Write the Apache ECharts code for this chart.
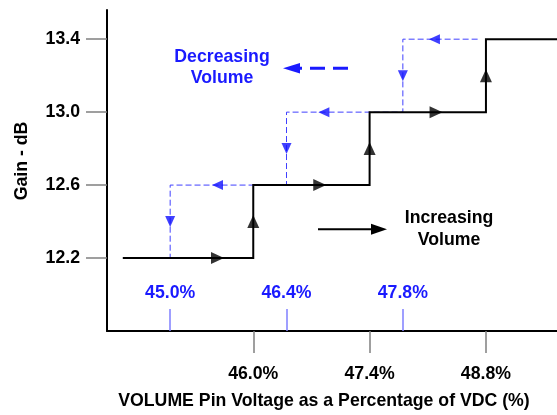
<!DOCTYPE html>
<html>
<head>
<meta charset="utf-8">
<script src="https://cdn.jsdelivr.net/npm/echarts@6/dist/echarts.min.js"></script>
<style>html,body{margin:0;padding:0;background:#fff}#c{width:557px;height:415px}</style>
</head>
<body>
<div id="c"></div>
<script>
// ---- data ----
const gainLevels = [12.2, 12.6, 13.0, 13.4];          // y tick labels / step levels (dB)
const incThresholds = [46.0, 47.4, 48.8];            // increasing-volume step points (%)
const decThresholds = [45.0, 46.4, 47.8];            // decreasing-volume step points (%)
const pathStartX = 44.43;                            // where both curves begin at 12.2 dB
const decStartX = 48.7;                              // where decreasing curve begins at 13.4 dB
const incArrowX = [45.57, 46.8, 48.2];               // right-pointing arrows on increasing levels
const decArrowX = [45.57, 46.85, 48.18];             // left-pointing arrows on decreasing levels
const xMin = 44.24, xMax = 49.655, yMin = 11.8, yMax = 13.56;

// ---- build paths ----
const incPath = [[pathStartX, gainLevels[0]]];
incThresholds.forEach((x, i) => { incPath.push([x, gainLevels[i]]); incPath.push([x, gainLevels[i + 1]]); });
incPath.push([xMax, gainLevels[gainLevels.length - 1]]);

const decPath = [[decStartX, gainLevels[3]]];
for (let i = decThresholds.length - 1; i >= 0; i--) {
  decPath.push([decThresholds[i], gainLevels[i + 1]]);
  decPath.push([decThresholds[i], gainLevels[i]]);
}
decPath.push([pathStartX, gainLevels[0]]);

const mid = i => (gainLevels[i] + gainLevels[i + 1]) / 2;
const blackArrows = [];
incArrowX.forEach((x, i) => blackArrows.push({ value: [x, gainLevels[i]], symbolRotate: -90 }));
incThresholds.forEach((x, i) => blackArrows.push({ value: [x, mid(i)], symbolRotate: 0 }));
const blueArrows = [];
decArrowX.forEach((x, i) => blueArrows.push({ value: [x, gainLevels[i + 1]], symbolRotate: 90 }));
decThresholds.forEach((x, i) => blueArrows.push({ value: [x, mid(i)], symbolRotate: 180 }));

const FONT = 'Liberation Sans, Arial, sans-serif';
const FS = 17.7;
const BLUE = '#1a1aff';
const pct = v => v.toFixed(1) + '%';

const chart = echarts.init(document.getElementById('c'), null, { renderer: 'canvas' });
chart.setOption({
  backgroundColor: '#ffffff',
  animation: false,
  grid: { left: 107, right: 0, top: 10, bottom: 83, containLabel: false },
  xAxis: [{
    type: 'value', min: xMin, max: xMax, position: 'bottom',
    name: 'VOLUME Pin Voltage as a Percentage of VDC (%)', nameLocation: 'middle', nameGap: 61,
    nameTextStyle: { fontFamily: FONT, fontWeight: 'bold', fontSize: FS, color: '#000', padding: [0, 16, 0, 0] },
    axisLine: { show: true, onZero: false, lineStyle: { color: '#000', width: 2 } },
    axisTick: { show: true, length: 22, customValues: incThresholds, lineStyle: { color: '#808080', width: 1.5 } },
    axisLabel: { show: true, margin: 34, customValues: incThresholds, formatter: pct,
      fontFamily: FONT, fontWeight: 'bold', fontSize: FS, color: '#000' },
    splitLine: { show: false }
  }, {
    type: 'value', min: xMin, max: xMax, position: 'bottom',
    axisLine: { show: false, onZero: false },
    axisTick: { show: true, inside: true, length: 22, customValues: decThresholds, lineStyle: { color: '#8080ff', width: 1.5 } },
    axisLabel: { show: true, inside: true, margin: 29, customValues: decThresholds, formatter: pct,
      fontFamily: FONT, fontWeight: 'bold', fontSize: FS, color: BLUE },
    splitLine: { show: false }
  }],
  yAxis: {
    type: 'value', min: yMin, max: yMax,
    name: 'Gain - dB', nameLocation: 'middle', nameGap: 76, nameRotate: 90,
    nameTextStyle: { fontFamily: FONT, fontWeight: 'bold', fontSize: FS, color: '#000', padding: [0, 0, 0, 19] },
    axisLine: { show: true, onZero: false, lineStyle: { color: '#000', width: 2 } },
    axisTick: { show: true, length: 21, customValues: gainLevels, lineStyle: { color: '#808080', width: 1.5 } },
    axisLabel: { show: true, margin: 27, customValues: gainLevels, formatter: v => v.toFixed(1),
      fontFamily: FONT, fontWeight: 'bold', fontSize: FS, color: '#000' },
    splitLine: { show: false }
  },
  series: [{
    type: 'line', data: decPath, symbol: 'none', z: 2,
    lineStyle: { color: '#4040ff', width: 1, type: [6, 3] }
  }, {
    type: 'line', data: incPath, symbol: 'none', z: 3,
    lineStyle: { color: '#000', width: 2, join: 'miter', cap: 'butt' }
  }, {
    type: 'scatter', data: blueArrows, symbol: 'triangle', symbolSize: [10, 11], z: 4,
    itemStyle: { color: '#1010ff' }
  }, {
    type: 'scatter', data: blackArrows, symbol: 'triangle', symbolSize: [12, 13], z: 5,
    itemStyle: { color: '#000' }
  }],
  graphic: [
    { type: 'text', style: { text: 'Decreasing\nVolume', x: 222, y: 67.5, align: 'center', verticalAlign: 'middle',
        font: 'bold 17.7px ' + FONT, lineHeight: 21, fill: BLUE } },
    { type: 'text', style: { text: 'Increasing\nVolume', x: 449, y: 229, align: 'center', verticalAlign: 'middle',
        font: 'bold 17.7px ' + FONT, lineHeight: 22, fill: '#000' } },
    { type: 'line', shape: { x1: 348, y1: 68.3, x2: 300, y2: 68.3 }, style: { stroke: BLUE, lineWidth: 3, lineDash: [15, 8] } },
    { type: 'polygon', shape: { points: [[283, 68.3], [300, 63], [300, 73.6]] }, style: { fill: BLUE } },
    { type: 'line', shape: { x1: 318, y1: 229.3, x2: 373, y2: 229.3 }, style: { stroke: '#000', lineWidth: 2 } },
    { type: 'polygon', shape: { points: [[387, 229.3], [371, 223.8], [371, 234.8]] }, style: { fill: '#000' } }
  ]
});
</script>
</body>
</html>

-- DIRECTIONS FOR THIS TASK --
Transcribe the material exactly, keeping every word and none of the pictures.

-- RESPONSE --
Write the Apache ECharts code for this chart.
<!DOCTYPE html>
<html>
<head>
<meta charset="utf-8">
<script src="https://cdn.jsdelivr.net/npm/echarts@6/dist/echarts.min.js"></script>
<style>html,body{margin:0;padding:0;background:#fff}#c{width:557px;height:415px}</style>
</head>
<body>
<div id="c"></div>
<script>
// ---- data ----
const gainLevels = [12.2, 12.6, 13.0, 13.4];          // y tick labels / step levels (dB)
const incThresholds = [46.0, 47.4, 48.8];            // increasing-volume step points (%)
const decThresholds = [45.0, 46.4, 47.8];            // decreasing-volume step points (%)
const pathStartX = 44.43;                            // where both curves begin at 12.2 dB
const decStartX = 48.7;                              // where decreasing curve begins at 13.4 dB
const incArrowX = [45.57, 46.8, 48.2];               // right-pointing arrows on increasing levels
const decArrowX = [45.57, 46.85, 48.18];             // left-pointing arrows on decreasing levels
const xMin = 44.24, xMax = 49.655, yMin = 11.8, yMax = 13.56;

// ---- build paths ----
const incPath = [[pathStartX, gainLevels[0]]];
incThresholds.forEach((x, i) => { incPath.push([x, gainLevels[i]]); incPath.push([x, gainLevels[i + 1]]); });
incPath.push([xMax, gainLevels[gainLevels.length - 1]]);

const decPath = [[decStartX, gainLevels[3]]];
for (let i = decThresholds.length - 1; i >= 0; i--) {
  decPath.push([decThresholds[i], gainLevels[i + 1]]);
  decPath.push([decThresholds[i], gainLevels[i]]);
}
decPath.push([pathStartX, gainLevels[0]]);

const mid = i => (gainLevels[i] + gainLevels[i + 1]) / 2;
const blackArrows = [];
incArrowX.forEach((x, i) => blackArrows.push({ value: [x, gainLevels[i]], symbolRotate: -90 }));
incThresholds.forEach((x, i) => blackArrows.push({ value: [x, mid(i)], symbolRotate: 0 }));
const blueArrows = [];
decArrowX.forEach((x, i) => blueArrows.push({ value: [x, gainLevels[i + 1]], symbolRotate: 90 }));
decThresholds.forEach((x, i) => blueArrows.push({ value: [x, mid(i)], symbolRotate: 180 }));

const FONT = 'Liberation Sans, Arial, sans-serif';
const FS = 17.7;
const BLUE = '#1a1aff';
const pct = v => v.toFixed(1) + '%';

const chart = echarts.init(document.getElementById('c'), null, { renderer: 'canvas' });
chart.setOption({
  backgroundColor: '#ffffff',
  animation: false,
  grid: { left: 107, right: 0, top: 10, bottom: 83, containLabel: false },
  xAxis: [{
    type: 'value', min: xMin, max: xMax, position: 'bottom',
    name: 'VOLUME Pin Voltage as a Percentage of VDC (%)', nameLocation: 'middle', nameGap: 61,
    nameTextStyle: { fontFamily: FONT, fontWeight: 'bold', fontSize: FS, color: '#000', padding: [0, 16, 0, 0] },
    axisLine: { show: true, onZero: false, lineStyle: { color: '#000', width: 2 } },
    axisTick: { show: true, length: 22, customValues: incThresholds, lineStyle: { color: '#808080', width: 1.5 } },
    axisLabel: { show: true, margin: 34, customValues: incThresholds, formatter: pct,
      fontFamily: FONT, fontWeight: 'bold', fontSize: FS, color: '#000' },
    splitLine: { show: false }
  }, {
    type: 'value', min: xMin, max: xMax, position: 'bottom',
    axisLine: { show: false, onZero: false },
    axisTick: { show: true, inside: true, length: 22, customValues: decThresholds, lineStyle: { color: '#8080ff', width: 1.5 } },
    axisLabel: { show: true, inside: true, margin: 29, customValues: decThresholds, formatter: pct,
      fontFamily: FONT, fontWeight: 'bold', fontSize: FS, color: BLUE },
    splitLine: { show: false }
  }],
  yAxis: {
    type: 'value', min: yMin, max: yMax,
    name: 'Gain - dB', nameLocation: 'middle', nameGap: 76, nameRotate: 90,
    nameTextStyle: { fontFamily: FONT, fontWeight: 'bold', fontSize: FS, color: '#000', padding: [0, 0, 0, 19] },
    axisLine: { show: true, onZero: false, lineStyle: { color: '#000', width: 2 } },
    axisTick: { show: true, length: 21, customValues: gainLevels, lineStyle: { color: '#808080', width: 1.5 } },
    axisLabel: { show: true, margin: 27, customValues: gainLevels, formatter: v => v.toFixed(1),
      fontFamily: FONT, fontWeight: 'bold', fontSize: FS, color: '#000' },
    splitLine: { show: false }
  },
  series: [{
    type: 'line', data: decPath, symbol: 'none', z: 2,
    lineStyle: { color: '#4040ff', width: 1, type: [6, 3] }
  }, {
    type: 'line', data: incPath, symbol: 'none', z: 3,
    lineStyle: { color: '#000', width: 2, join: 'miter', cap: 'butt' }
  }, {
    type: 'scatter', data: blueArrows, symbol: 'triangle', symbolSize: [10, 11], z: 4,
    itemStyle: { color: '#1010ff' }
  }, {
    type: 'scatter', data: blackArrows, symbol: 'triangle', symbolSize: [12, 13], z: 5,
    itemStyle: { color: '#000' }
  }],
  graphic: [
    { type: 'text', style: { text: 'Decreasing\nVolume', x: 222, y: 67.5, align: 'center', verticalAlign: 'middle',
        font: 'bold 17.7px ' + FONT, lineHeight: 21, fill: BLUE } },
    { type: 'text', style: { text: 'Increasing\nVolume', x: 449, y: 229, align: 'center', verticalAlign: 'middle',
        font: 'bold 17.7px ' + FONT, lineHeight: 22, fill: '#000' } },
    { type: 'line', shape: { x1: 348, y1: 68.3, x2: 300, y2: 68.3 }, style: { stroke: BLUE, lineWidth: 3, lineDash: [15, 8] } },
    { type: 'polygon', shape: { points: [[283, 68.3], [300, 63], [300, 73.6]] }, style: { fill: BLUE } },
    { type: 'line', shape: { x1: 318, y1: 229.3, x2: 373, y2: 229.3 }, style: { stroke: '#000', lineWidth: 2 } },
    { type: 'polygon', shape: { points: [[387, 229.3], [371, 223.8], [371, 234.8]] }, style: { fill: '#000' } }
  ]
});
</script>
</body>
</html>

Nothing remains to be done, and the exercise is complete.